■ Stated goal ■
Copy out the data exactly, leaving the pictures behind.

** begin **

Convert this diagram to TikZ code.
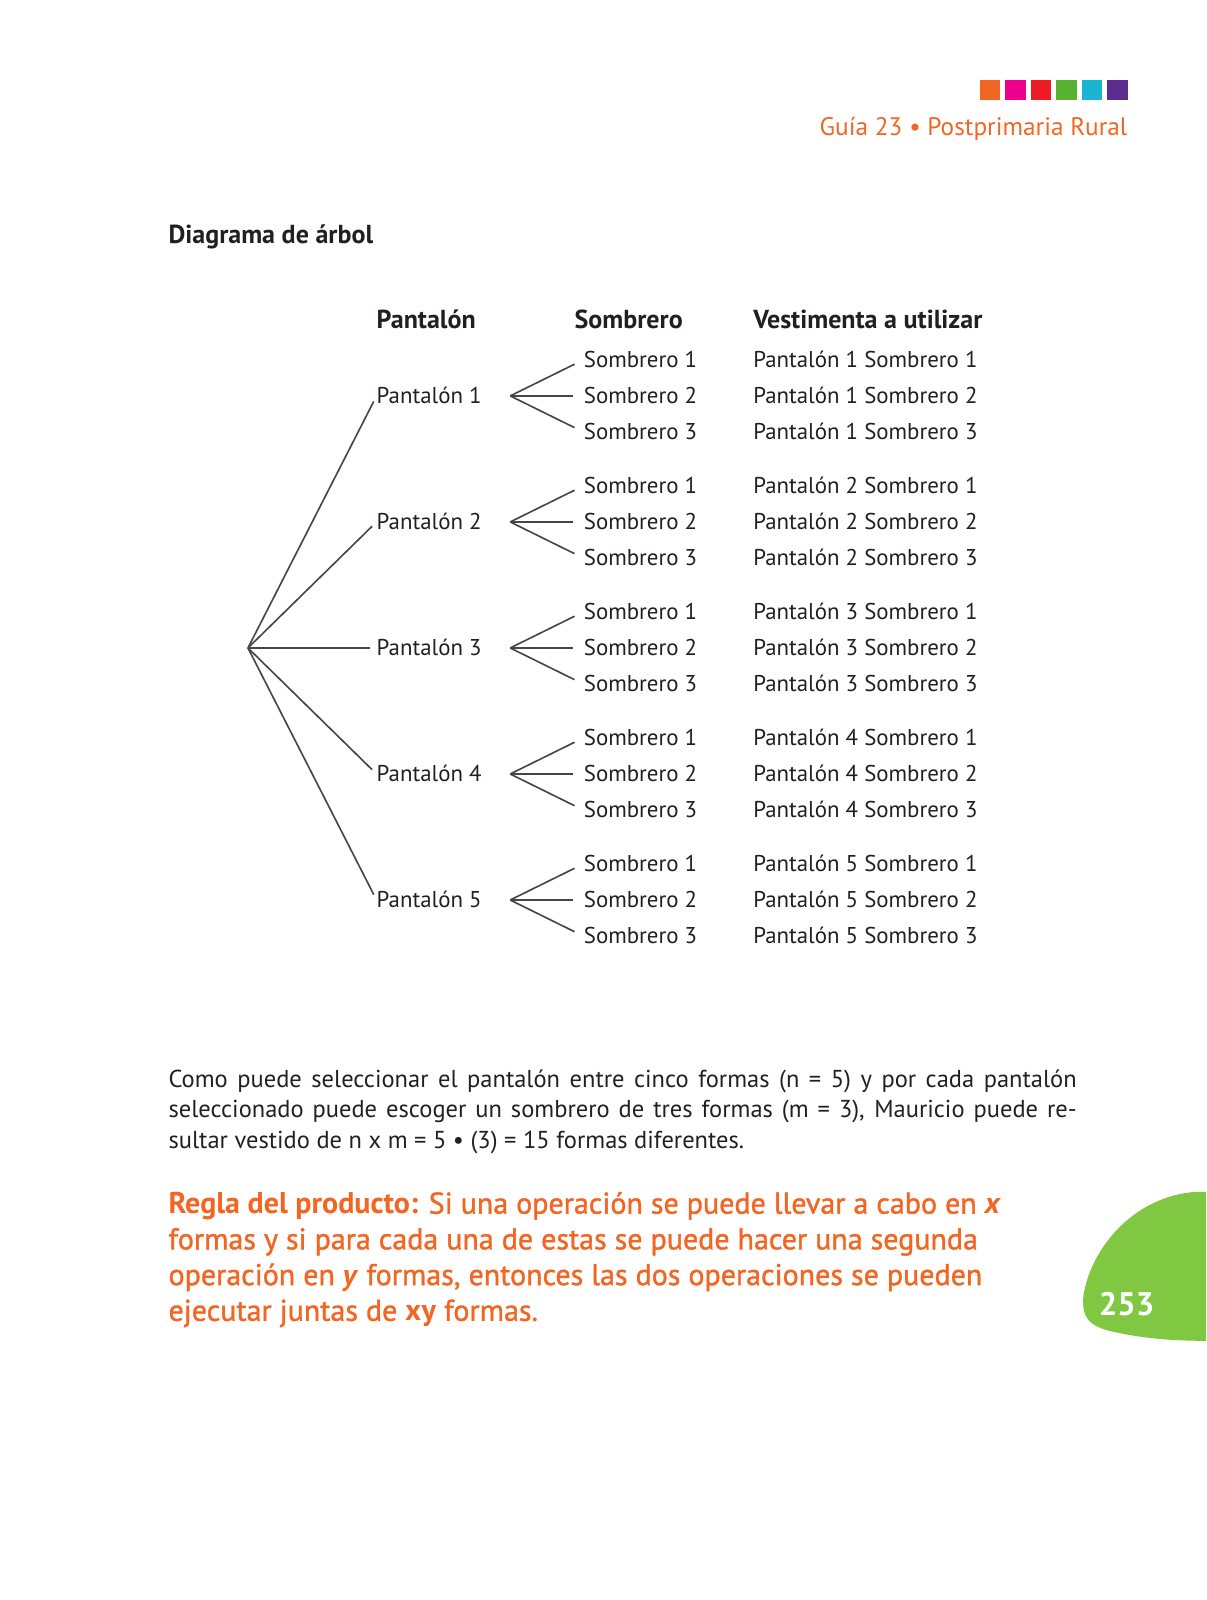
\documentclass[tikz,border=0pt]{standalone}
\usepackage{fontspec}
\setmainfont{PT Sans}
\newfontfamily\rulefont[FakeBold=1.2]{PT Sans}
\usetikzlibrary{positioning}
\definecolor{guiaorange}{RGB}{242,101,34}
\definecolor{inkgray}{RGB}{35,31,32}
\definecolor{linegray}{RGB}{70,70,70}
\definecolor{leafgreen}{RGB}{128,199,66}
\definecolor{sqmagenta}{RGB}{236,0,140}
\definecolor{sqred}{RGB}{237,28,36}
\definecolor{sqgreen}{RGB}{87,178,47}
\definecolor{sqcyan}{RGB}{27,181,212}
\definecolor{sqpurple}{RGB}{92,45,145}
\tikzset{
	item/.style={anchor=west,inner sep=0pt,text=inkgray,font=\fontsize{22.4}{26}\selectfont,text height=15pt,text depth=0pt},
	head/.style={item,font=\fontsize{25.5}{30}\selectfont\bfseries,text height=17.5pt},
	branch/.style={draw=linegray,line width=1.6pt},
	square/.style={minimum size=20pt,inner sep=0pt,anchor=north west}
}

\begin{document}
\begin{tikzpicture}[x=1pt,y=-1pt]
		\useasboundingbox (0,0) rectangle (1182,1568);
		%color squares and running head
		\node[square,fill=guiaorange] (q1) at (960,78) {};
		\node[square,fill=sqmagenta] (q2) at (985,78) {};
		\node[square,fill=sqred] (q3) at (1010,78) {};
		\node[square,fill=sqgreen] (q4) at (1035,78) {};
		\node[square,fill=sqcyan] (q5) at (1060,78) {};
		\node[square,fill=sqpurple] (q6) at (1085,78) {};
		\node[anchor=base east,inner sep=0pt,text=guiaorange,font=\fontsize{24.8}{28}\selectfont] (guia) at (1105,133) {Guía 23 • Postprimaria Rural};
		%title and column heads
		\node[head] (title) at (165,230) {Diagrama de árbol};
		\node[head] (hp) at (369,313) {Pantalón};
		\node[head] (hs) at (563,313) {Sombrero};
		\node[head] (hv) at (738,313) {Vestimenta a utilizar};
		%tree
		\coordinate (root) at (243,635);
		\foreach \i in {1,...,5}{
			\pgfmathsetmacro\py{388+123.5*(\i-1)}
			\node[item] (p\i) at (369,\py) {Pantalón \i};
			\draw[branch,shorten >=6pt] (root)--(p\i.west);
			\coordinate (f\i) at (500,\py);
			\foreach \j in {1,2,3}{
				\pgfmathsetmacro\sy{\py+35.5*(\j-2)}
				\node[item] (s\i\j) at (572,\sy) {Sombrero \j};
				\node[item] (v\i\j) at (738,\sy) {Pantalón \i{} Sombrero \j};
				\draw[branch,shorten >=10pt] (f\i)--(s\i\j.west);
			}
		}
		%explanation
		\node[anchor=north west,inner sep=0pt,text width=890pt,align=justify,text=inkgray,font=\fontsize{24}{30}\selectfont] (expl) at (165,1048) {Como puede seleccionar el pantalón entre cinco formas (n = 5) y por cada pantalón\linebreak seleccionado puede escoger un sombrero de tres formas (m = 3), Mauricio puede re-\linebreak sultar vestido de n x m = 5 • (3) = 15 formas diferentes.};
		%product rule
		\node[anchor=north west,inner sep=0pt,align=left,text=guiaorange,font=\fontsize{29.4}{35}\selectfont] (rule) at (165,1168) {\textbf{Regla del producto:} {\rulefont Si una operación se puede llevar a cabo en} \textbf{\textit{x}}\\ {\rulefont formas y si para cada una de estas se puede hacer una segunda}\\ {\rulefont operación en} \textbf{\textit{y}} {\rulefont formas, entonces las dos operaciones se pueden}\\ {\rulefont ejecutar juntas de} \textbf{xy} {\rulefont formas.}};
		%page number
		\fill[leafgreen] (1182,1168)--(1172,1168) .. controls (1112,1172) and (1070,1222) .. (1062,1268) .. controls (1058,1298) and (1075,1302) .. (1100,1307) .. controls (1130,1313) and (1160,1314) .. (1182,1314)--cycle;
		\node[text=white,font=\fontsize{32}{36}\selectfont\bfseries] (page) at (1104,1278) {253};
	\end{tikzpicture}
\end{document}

** end **

■ Exercise result ■
Convert this diagram to TikZ code.
\documentclass[tikz,border=0pt]{standalone}
\usepackage{fontspec}
\setmainfont{PT Sans}
\newfontfamily\rulefont[FakeBold=1.2]{PT Sans}
\usetikzlibrary{positioning}
\definecolor{guiaorange}{RGB}{242,101,34}
\definecolor{inkgray}{RGB}{35,31,32}
\definecolor{linegray}{RGB}{70,70,70}
\definecolor{leafgreen}{RGB}{128,199,66}
\definecolor{sqmagenta}{RGB}{236,0,140}
\definecolor{sqred}{RGB}{237,28,36}
\definecolor{sqgreen}{RGB}{87,178,47}
\definecolor{sqcyan}{RGB}{27,181,212}
\definecolor{sqpurple}{RGB}{92,45,145}
\tikzset{
	item/.style={anchor=west,inner sep=0pt,text=inkgray,font=\fontsize{22.4}{26}\selectfont,text height=15pt,text depth=0pt},
	head/.style={item,font=\fontsize{25.5}{30}\selectfont\bfseries,text height=17.5pt},
	branch/.style={draw=linegray,line width=1.6pt},
	square/.style={minimum size=20pt,inner sep=0pt,anchor=north west}
}

\begin{document}
\begin{tikzpicture}[x=1pt,y=-1pt]
		\useasboundingbox (0,0) rectangle (1182,1568);
		%color squares and running head
		\node[square,fill=guiaorange] (q1) at (960,78) {};
		\node[square,fill=sqmagenta] (q2) at (985,78) {};
		\node[square,fill=sqred] (q3) at (1010,78) {};
		\node[square,fill=sqgreen] (q4) at (1035,78) {};
		\node[square,fill=sqcyan] (q5) at (1060,78) {};
		\node[square,fill=sqpurple] (q6) at (1085,78) {};
		\node[anchor=base east,inner sep=0pt,text=guiaorange,font=\fontsize{24.8}{28}\selectfont] (guia) at (1105,133) {Guía 23 • Postprimaria Rural};
		%title and column heads
		\node[head] (title) at (165,230) {Diagrama de árbol};
		\node[head] (hp) at (369,313) {Pantalón};
		\node[head] (hs) at (563,313) {Sombrero};
		\node[head] (hv) at (738,313) {Vestimenta a utilizar};
		%tree
		\coordinate (root) at (243,635);
		\foreach \i in {1,...,5}{
			\pgfmathsetmacro\py{388+123.5*(\i-1)}
			\node[item] (p\i) at (369,\py) {Pantalón \i};
			\draw[branch,shorten >=6pt] (root)--(p\i.west);
			\coordinate (f\i) at (500,\py);
			\foreach \j in {1,2,3}{
				\pgfmathsetmacro\sy{\py+35.5*(\j-2)}
				\node[item] (s\i\j) at (572,\sy) {Sombrero \j};
				\node[item] (v\i\j) at (738,\sy) {Pantalón \i{} Sombrero \j};
				\draw[branch,shorten >=10pt] (f\i)--(s\i\j.west);
			}
		}
		%explanation
		\node[anchor=north west,inner sep=0pt,text width=890pt,align=justify,text=inkgray,font=\fontsize{24}{30}\selectfont] (expl) at (165,1048) {Como puede seleccionar el pantalón entre cinco formas (n = 5) y por cada pantalón\linebreak seleccionado puede escoger un sombrero de tres formas (m = 3), Mauricio puede re-\linebreak sultar vestido de n x m = 5 • (3) = 15 formas diferentes.};
		%product rule
		\node[anchor=north west,inner sep=0pt,align=left,text=guiaorange,font=\fontsize{29.4}{35}\selectfont] (rule) at (165,1168) {\textbf{Regla del producto:} {\rulefont Si una operación se puede llevar a cabo en} \textbf{\textit{x}}\\ {\rulefont formas y si para cada una de estas se puede hacer una segunda}\\ {\rulefont operación en} \textbf{\textit{y}} {\rulefont formas, entonces las dos operaciones se pueden}\\ {\rulefont ejecutar juntas de} \textbf{xy} {\rulefont formas.}};
		%page number
		\fill[leafgreen] (1182,1168)--(1172,1168) .. controls (1112,1172) and (1070,1222) .. (1062,1268) .. controls (1058,1298) and (1075,1302) .. (1100,1307) .. controls (1130,1313) and (1160,1314) .. (1182,1314)--cycle;
		\node[text=white,font=\fontsize{32}{36}\selectfont\bfseries] (page) at (1104,1278) {253};
	\end{tikzpicture}
\end{document}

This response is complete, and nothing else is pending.